Dalam keterangannya di persidangan KTP elektronik, Nazaruddin menyebutkan ada pembagian uang di ruang kerja Mustokoweni, anggota Badan Anggaran di Komisi II DPR kepada Ganjar Pranowo pada September-Oktober 2010. Padahal Mustokoweni meninggal dunia pada 18 Juni 2010.

Karena itu, Mudzakir meminta agar keterangan Nazaruddin itu harus dicek lagi soal waktu dan tempatnya.

"Tentu akan berbahaya memberikan keterangan palsu dan membuat orang masuk penjara atau tersangka," katanya.

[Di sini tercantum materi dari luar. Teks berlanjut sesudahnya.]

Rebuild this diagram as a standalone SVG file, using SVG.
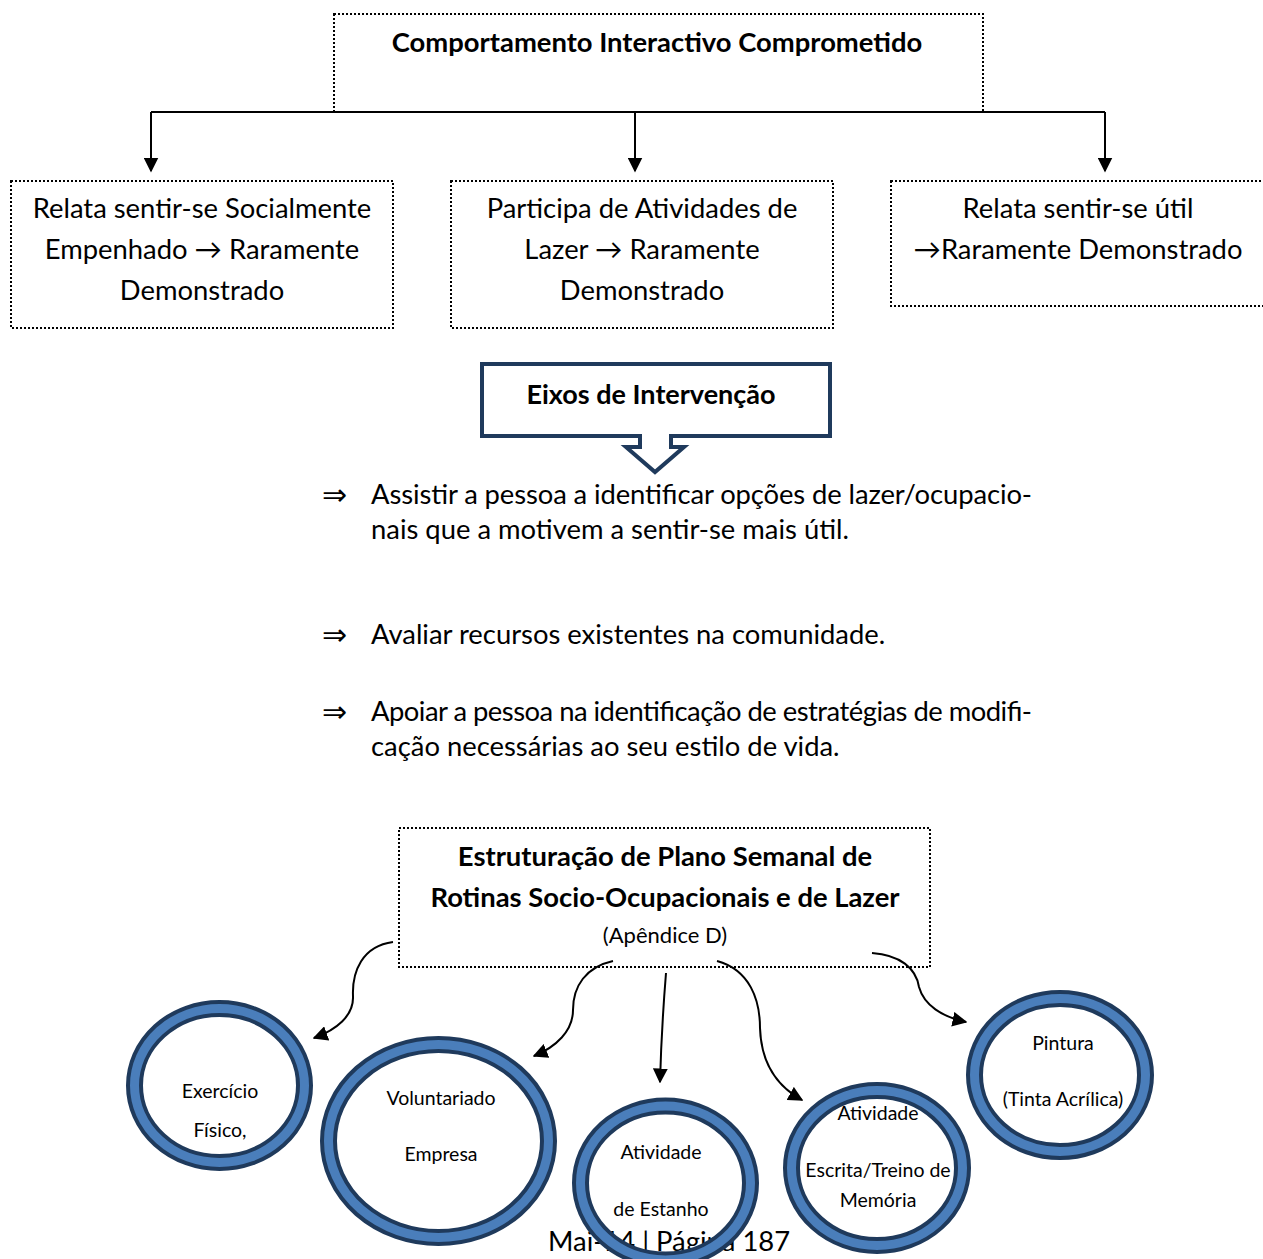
<svg xmlns="http://www.w3.org/2000/svg" width="1263" height="1259" viewBox="0 0 1263 1259">
  <style>
    .t { font-family: Lato, "Liberation Sans", sans-serif; fill: #000; text-anchor: middle; }
    .b { font-weight: bold; }
    .box { fill: #fff; stroke: #000; stroke-width: 2; stroke-dasharray: 2 2; }
    .body { font-family: Lato, "Liberation Sans", sans-serif; font-size: 27.4px; fill: #000; }
    .sym { font-family: "DejaVu Sans", sans-serif; font-size: 30px; fill: #000; }
    .edge { fill: none; stroke: #000; stroke-width: 2; }
    .ringd { fill: none; stroke: #1F3A5C; stroke-width: 17; }
    .ringb { fill: none; stroke: #4A7EBB; stroke-width: 9; }
    .small { font-family: Lato, "Liberation Sans", sans-serif; font-size: 19.5px; fill: #000; text-anchor: middle; }
  </style>
  <defs>
    <marker id="ah" viewBox="0 0 10 10" refX="9" refY="5" markerWidth="7.5" markerHeight="7.5" markerUnits="strokeWidth" orient="auto">
      <path d="M0,0 L10,5 L0,10 Z" fill="#000"/>
    </marker>
  </defs>
  <rect width="1263" height="1259" fill="#fff"/>

  <!-- Top node -->
  <g id="node-top">
    <rect class="box" x="334" y="14" width="649" height="98"/>
    <text class="t b" x="657" y="52" font-size="27.4">Comportamento Interactivo Comprometido</text>
  </g>

  <!-- Tree connectors -->
  <g id="connectors-top">
    <line class="edge" x1="151" y1="112" x2="1105" y2="112"/>
    <line class="edge" x1="151" y1="112" x2="151" y2="171" marker-end="url(#ah)"/>
    <line class="edge" x1="635" y1="112" x2="635" y2="171" marker-end="url(#ah)"/>
    <line class="edge" x1="1105" y1="112" x2="1105" y2="171" marker-end="url(#ah)"/>
  </g>

  <g id="node-social">
    <rect class="box" x="11" y="181" width="382" height="147"/>
    <text class="t" x="202" y="218" font-size="27.4">Relata sentir-se Socialmente</text>
    <text class="t" x="202" y="259" font-size="27.4">Empenhado → Raramente</text>
    <text class="t" x="202" y="300" font-size="27.4">Demonstrado</text>
  </g>

  <g id="node-lazer">
    <rect class="box" x="451" y="181" width="382" height="147"/>
    <text class="t" x="642" y="218" font-size="27.4">Participa de Atividades de</text>
    <text class="t" x="642" y="259" font-size="27.4">Lazer → Raramente</text>
    <text class="t" x="642" y="300" font-size="27.4">Demonstrado</text>
  </g>

  <g id="node-util">
    <rect class="box" x="891" y="181" width="380" height="125"/>
    <text class="t" x="1078" y="218" font-size="27.4">Relata sentir-se útil</text>
    <text class="t" x="1078" y="259" font-size="27.4">→Raramente Demonstrado</text>
  </g>

  <!-- Callout -->
  <g id="node-eixos">
    <path d="M482,364 H830 V436 H671 V447 H684 L655,472 L626,447 H640 V436 H482 Z" fill="#fff" stroke="#1F3A5C" stroke-width="4" stroke-linejoin="miter"/>
    <text class="t b" x="651" y="404" font-size="27">Eixos de Intervenção</text>
  </g>

  <!-- Intervention list -->
  <g id="list">
    <text class="sym" x="322" y="505">⇒</text>
    <text class="body" x="371" y="504" textLength="661" lengthAdjust="spacing">Assistir a pessoa a identificar opções de lazer/ocupacio-</text>
    <text class="body" x="371" y="539">nais que a motivem a sentir-se mais útil.</text>
    <text class="sym" x="322" y="645">⇒</text>
    <text class="body" x="371" y="644">Avaliar recursos existentes na comunidade.</text>
    <text class="sym" x="322" y="722">⇒</text>
    <text class="body" x="371" y="721" textLength="661" lengthAdjust="spacing">Apoiar a pessoa na identificação de estratégias de modifi-</text>
    <text class="body" x="371" y="756">cação necessárias ao seu estilo de vida.</text>
  </g>

  <!-- Plan node -->
  <g id="node-plano">
    <rect class="box" x="399" y="828" width="531" height="139"/>
    <text class="t b" x="665" y="866" font-size="27.4">Estruturação de Plano Semanal de</text>
    <text class="t b" x="665" y="907" font-size="27.4">Rotinas Socio-Ocupacionais e de Lazer</text>
    <text class="t" x="665" y="943" font-size="22">(Apêndice D)</text>
  </g>

  <!-- Page footer -->
  <text class="body" x="548" y="1251" font-size="29">Mai-14 | Página 187</text>

  <!-- Curved connectors -->
  <g id="connectors-plano">
    <path class="edge" d="M393,942 C362,946 352,972 353,996 C354,1016 336,1030 314,1038" marker-end="url(#ah)"/>
    <path class="edge" d="M613,961 C586,967 573,986 573,1010 C573,1031 556,1047 534,1056" marker-end="url(#ah)"/>
    <path class="edge" d="M666,973 C663,1010 661,1045 660,1082" marker-end="url(#ah)"/>
    <path class="edge" d="M717,961 C750,970 760,1000 760,1028 C761,1060 775,1085 802,1100" marker-end="url(#ah)"/>
    <path class="edge" d="M872,953 C900,955 916,968 919,987 C924,1005 942,1017 966,1022" marker-end="url(#ah)"/>
  </g>

  <!-- Activity rings -->
  <g id="node-exercicio">
    <text class="small" x="220" y="1098">Exercício</text>
    <text class="small" x="220" y="1137">Físico,</text>
    <ellipse class="ringd" cx="219.5" cy="1085.5" rx="85" ry="77"/>
    <ellipse class="ringb" cx="219.5" cy="1085.5" rx="85" ry="77"/>
  </g>

  <g id="node-voluntariado">
    <text class="small" x="441" y="1105">Voluntariado</text>
    <text class="small" x="441" y="1161">Empresa</text>
    <ellipse class="ringd" cx="438.5" cy="1141" rx="110" ry="96.5"/>
    <ellipse class="ringb" cx="438.5" cy="1141" rx="110" ry="96.5"/>
  </g>

  <g id="node-estanho">
    <text class="small" x="661" y="1159">Atividade</text>
    <text class="small" x="661" y="1216">de Estanho</text>
    <ellipse class="ringd" cx="665.5" cy="1183" rx="85" ry="77"/>
    <ellipse class="ringb" cx="665.5" cy="1183" rx="85" ry="77"/>
  </g>

  <g id="node-escrita">
    <text class="small" x="878" y="1120">Atividade</text>
    <text class="small" x="878" y="1177">Escrita/Treino de</text>
    <text class="small" x="878" y="1207">Memória</text>
    <ellipse class="ringd" cx="877" cy="1168" rx="85.5" ry="77.5"/>
    <ellipse class="ringb" cx="877" cy="1168" rx="85.5" ry="77.5"/>
  </g>

  <g id="node-pintura">
    <ellipse class="ringd" cx="1060" cy="1075" rx="85.5" ry="76.5"/>
    <ellipse class="ringb" cx="1060" cy="1075" rx="85.5" ry="76.5"/>
    <text class="small" x="1063" y="1050">Pintura</text>
    <text class="small" x="1063" y="1106">(Tinta Acrílica)</text>
  </g>
</svg>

Ia menambahkan, KPK agar tidak terlalu mudah dengan kesaksian tanpa alat bukti yang jelas dari Nazaruddin karena dengan posisinya sebagai kolaborator keadilan seolah-olah kesaksiannya itu paling benar.

Ia mengingatkan agar justice collaborator menjadi patokan keterangan yang paling benar. "Saya tidak setuju keterangan justice collaborator itu dimasukkan dalam keterangan penyidikan, seharusnya di pengadilan," katanya.

Hal itu, kata dia, keberadaan kolaborator keadilan itu bisa juga memberikan keterangan yang tidak benar. "Semua kesaksian Nazaruddin harus bisa dibuktikan. Jika tidak benar lebih baik Nazaruddin di-cut dan dijerat memberikan keterangan palsu," katanya.